Target to cover 1.6 lakh hectares by 2024, says Special Chief Secretary
Special Chief Secretary (Agriculture and Cooperatives) B. Rajasekhar on Saturday urged farmers to slowly switch to natural farming as it’s going to be the best alternative in the agriculture sector in future. He said a plan of action is getting ready to rope in 60 lakh farmers to take up natural farming in 1.6 lakh hectares by 2024.
The official was interacting with the farmers at Chinnagottigallu, Piler and KV Palle mandals during a field inspection to ascertain the loss of groundnut crop in the district. Mr. Rajasekhar said that the experiments pertaining to natural farming gave fruitful results in Anantapur district in spite of perennial drought conditions there.
The farmers brought to the notice of the official that the seeds supplied to them by the Agriculture Department were of poor quality, leading to drastic fall in yields. They said that the problem of wild boars raiding standing crops in Piler division was rampant. They urged the official to consider providing subsidy-based loans to them to erect laser fencing to protect their crops.
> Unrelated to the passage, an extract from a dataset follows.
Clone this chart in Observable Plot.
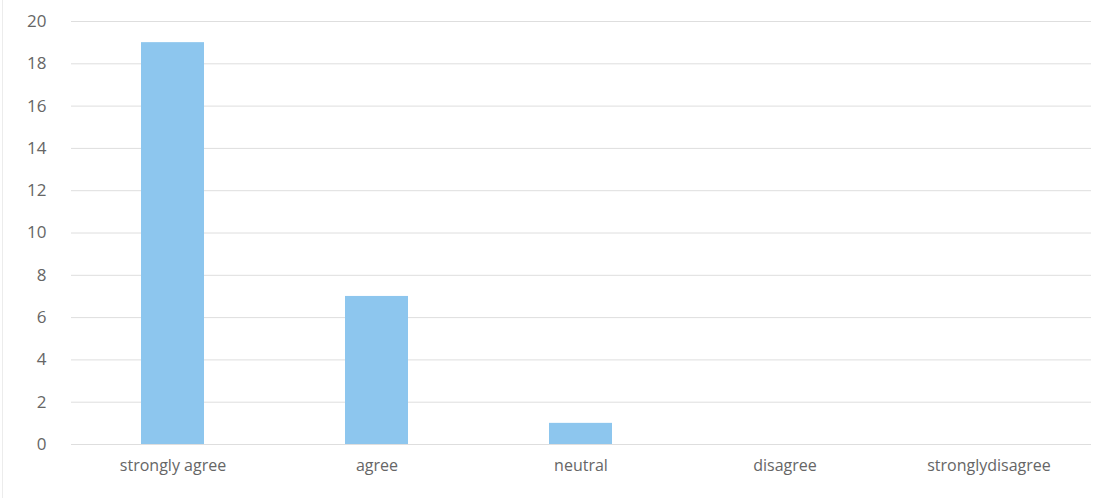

The farmers further urged the official to enhance the input subsidy to the farmers of Rayalaseema region as they depended on rain-fed crops. They also observed that the NREGS scheme had to be linked to the agriculture sector to lessen the burden of farm labour on the farmers.
Giving a patient hearing to the farmers, Mr. Rajasekhar said that their appeals would be taken to the notice of the State government.
Meanwhile, the district administration is set to provide ₹147 crore as input subsidy to groundnut farmers in view of the huge loss of crop in Chittoor district due to failure of rains.